We were recently working with a group of energetic and passionate teachers during one of their district professional development days. During preparation for a collaborative inquiry project we asked the teachers what types of district professional learning they appreciated most. The response we were given was not surprising, “We really like interactive sessions when we get to share strategies and learn from each other. It’s so great when we walk away with practical suggestions from our colleagues — if they can make it work with their students, we know that we can make it work too! I just wish we had more opportunities like this.”
When we work with schools, districts, and educational organizations around the world on building collective efficacy we notice a definite pattern: the idea that leading collective efficacy is for formal leaders and teachers often do not recognize the leadership potential within themselves. In our book, Leading Collective Efficacy: Powerful Stories of Achievement and Equity, we share our belief that leadership does not have to be positional (Hite & Donohoo, 2021). In fact, when leadership becomes a mindset and not a title, good things happen for students (Ingersoll, et. al., 2017).
What is a Leadership Mindset?
We suggest that a leadership mindset is a set of dispositions held by anyone who chooses to step into the role. Those with a leadership mindset:
- Hold aspirational goals for themselves and their team;
- Create a psychologically safe environment of transparency and collaboration;
- Regularly offer and seek feedback that leads to team learning;
- Believe in and actively cultivate leadership potential in others.
So how might all of the educators in a learning community embrace a leadership mindset, regardless of their position or title?
Hold Aspirational Goals
Reaching consensus on goals is certainly a challenge but it is often more difficult when we assume that we need to reach unanimity. In fact, the process of working toward defining goals is a healthy team activity that allows us to share our values and vision for what will work best for our community. In the end, we don’t need unanimity, we need the experience of working toward defining our goals together. That process will reveal that we are typically more aligned than we think and finding common ground in our values is the most important first step.
What can educators do? Use a list (like this one from Bright Morning) to determine one’s personal and work-related values. Comparing those with colleagues helps demonstrate that we’re often more in sync than we think.

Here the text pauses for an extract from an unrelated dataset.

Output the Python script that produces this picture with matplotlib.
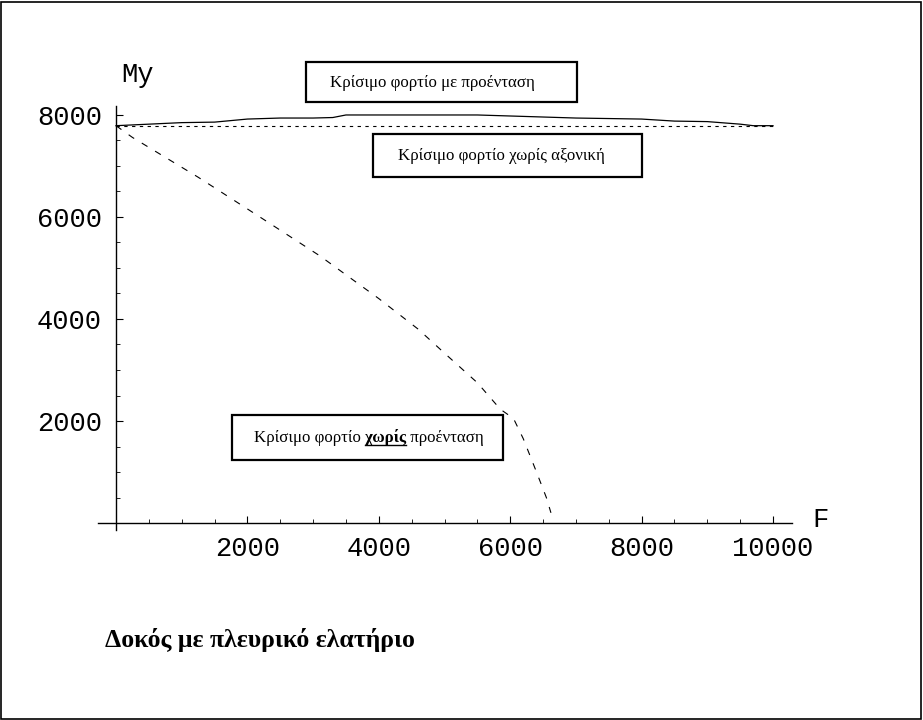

Create a Psychologically a Safe Environment
A key ingredient for a psychologically safe environment begins with vulnerability and trust. It’s hard to be honest about what we need to improve if we’re worried about being judged or if we think that what we share during a meeting might be discussed with others. Team-and trust-building exercises, however, can be awkward and uncomfortable
What can educators do? Try starting meetings with a check-in practice that asks participants to share something meaningful that gives us insight into who they are and how they’re thinking. One of our favorites is to ask everyone to share a 6-word memoir. It can be simple or highly creative (check out these examples from The Kelly Writer House at the University of Pennsylvania). Even better, revisit the memoirs over time to see how they might change depending on context.

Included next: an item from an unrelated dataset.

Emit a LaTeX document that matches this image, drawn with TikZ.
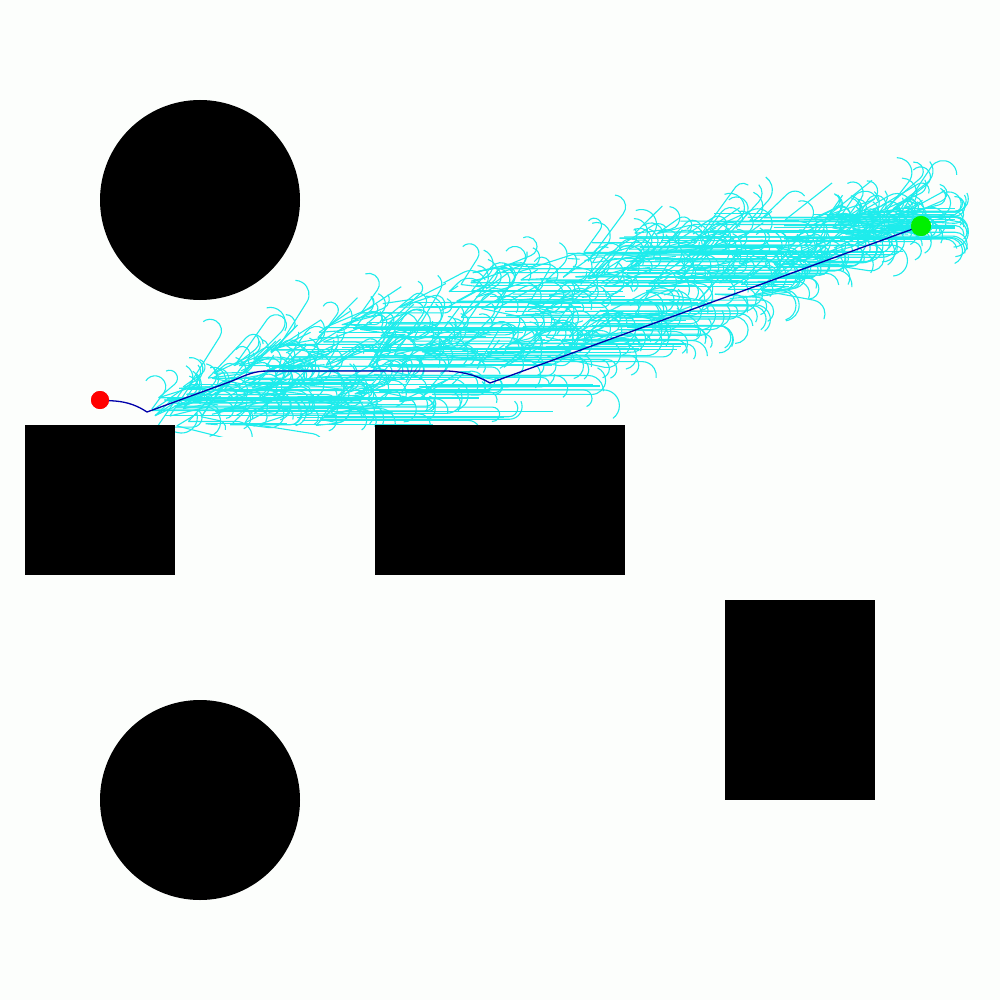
\documentclass[tikz,border=0pt]{standalone}
\definecolor{bgcol}{RGB}{252,254,252}
\definecolor{treecyan}{RGB}{30,236,236}
\definecolor{pathblue}{RGB}{0,0,170}
\definecolor{startred}{RGB}{255,0,0}
\definecolor{goalgreen}{RGB}{0,240,0}
\tikzset{
  obstacle/.style={fill=black, draw=none},
  treeedge/.style={draw=treecyan, line width=1.1pt},
  pathline/.style={draw=pathblue, line width=1.3pt},
  startdot/.style={circle, fill=startred, minimum size=18pt, inner sep=0pt},
  goaldot/.style={circle, fill=goalgreen, minimum size=20pt, inner sep=0pt}
}
\begin{document}
\begin{tikzpicture}[x=1pt,y=-1pt]
\fill[bgcol] (0,0) rectangle (1000,1000);
\useasboundingbox (0,0) rectangle (1000,1000);
% search tree
\begin{scope}[treeedge]
\clip (0,0) rectangle (1000,436);
\pgfmathsetseed{11}
\foreach \i in {1,...,480}{
  \pgfmathsetmacro{\xx}{150+755*rnd}
  \pgfmathsetmacro{\tp}{max(400-0.42*(\xx-150),285-0.25*(\xx-420),212-0.02*(\xx-700))}
  \pgfmathsetmacro{\bt}{min(428,392-0.57*(\xx-600),270-0.3*(\xx-850))}
  \pgfmathsetmacro{\yy}{\tp+(\bt-\tp)*rnd}
  \pgfmathsetmacro{\xm}{min(955,max(960-3.5*(\yy-235),800-1.78*(\yy-280)))}
  \pgfmathtruncatemacro{\k}{1+3*rnd}
  \foreach \j in {1,...,\k}{
    \pgfmathsetmacro{\hz}{rnd<0.42 ? 1 : 0}
    \pgfmathsetmacro{\th}{\hz>0.5 ? 0 : -(75*rnd-15)}
    \pgfmathsetmacro{\L}{\hz>0.5 ? max(5,min(25+200*rnd,\xm-\xx)) : 10+50*rnd}
    \pgfmathsetmacro{\s}{rand>0 ? 1 : -1}
    \pgfmathsetmacro{\sw}{rnd<0.3 ? 0 : 80+110*rnd}
    \pgfmathsetmacro{\r}{7+9*rnd}
    \pgfmathsetmacro{\sa}{\th-90*\s}
    \pgfmathsetmacro{\ea}{\sa+\s*\sw}
    \draw (\xx,\yy) -- ++(\th:\L) arc[start angle=\sa, end angle=\ea, radius=\r];
  }
}
\end{scope}
% obstacles
\fill[obstacle] (200,200) circle[radius=100];
\fill[obstacle] (200,800) circle[radius=100];
\fill[obstacle] (25,425) rectangle (175,575);
\fill[obstacle] (375,425) rectangle (625,575);
\fill[obstacle] (725,600) rectangle (875,800);
% start and goal
\node[startdot] (s) at (100,400) {};
\node[goaldot] (g) at (921,226) {};
\coordinate (c1) at (147,412);
\coordinate (c2) at (490,383);
\draw[pathline] (s.center) -- (115,401) .. controls (128,402) and (138,406) .. (c1)
  -- (232,381) .. controls (248,374) and (255,371) .. (268,371)
  -- (448,371) .. controls (465,372) and (478,376) .. (c2) -- (g.center);
\node[startdot] at (s) {};
\node[goaldot] at (g) {};
\end{tikzpicture}
\end{document}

Offer and Receive Feedback
As educators, we’re pretty used to giving feedback, but how about receiving it? We are more willing to listen to feedback from trusted colleagues (see Psychologically Safe Environment above). But we’re a lot more likely to act on feedback when we’ve actually sought it out because we’re interested in hearing what others have to say.What can educators do? Using a structured protocol provides some objectivity and makes giving and receiving less evaluative and more supportive. There are several feedback protocols from the School Reform Initiative (check some out here) that we use with teams to develop effective feedback skills.
We believe in the saying “there’s a leader in every chair.” But it’s one thing to say, and another to practice. When we shift our thinking away from the idea that the leader is the one in control, we can envision more opportunities for anyone and everyone to be a leader. These can be as complex as facilitating the next PD day as an Edcamp or as simple as rotating the lead facilitator during a PLC session giving every member an equal opportunity to set the agenda.
What can educators do? Don’t cling to the idea that leaders are those with official titles. Be curious and open to opportunities that might provide leadership experiences for yourself and others. Most important, don’t wait for someone to tap you for leadership; look for opportunities to create those options for yourself. In the words of Shirley Chisholm: “if they don’t give you a seat at the table, bring a folding chair.”
Hite, S. A., & Donohoo, J. (2021). Leading collective efficacy: Powerful stories of achievement and equity. Thousand Oaks, CA: Corwin Press.
Ingersoll, R., Doughterty, P., & Sirinides, P. (2017). School leadership counts: Philadelphia: University of Pennsylvania Graduate School of Education.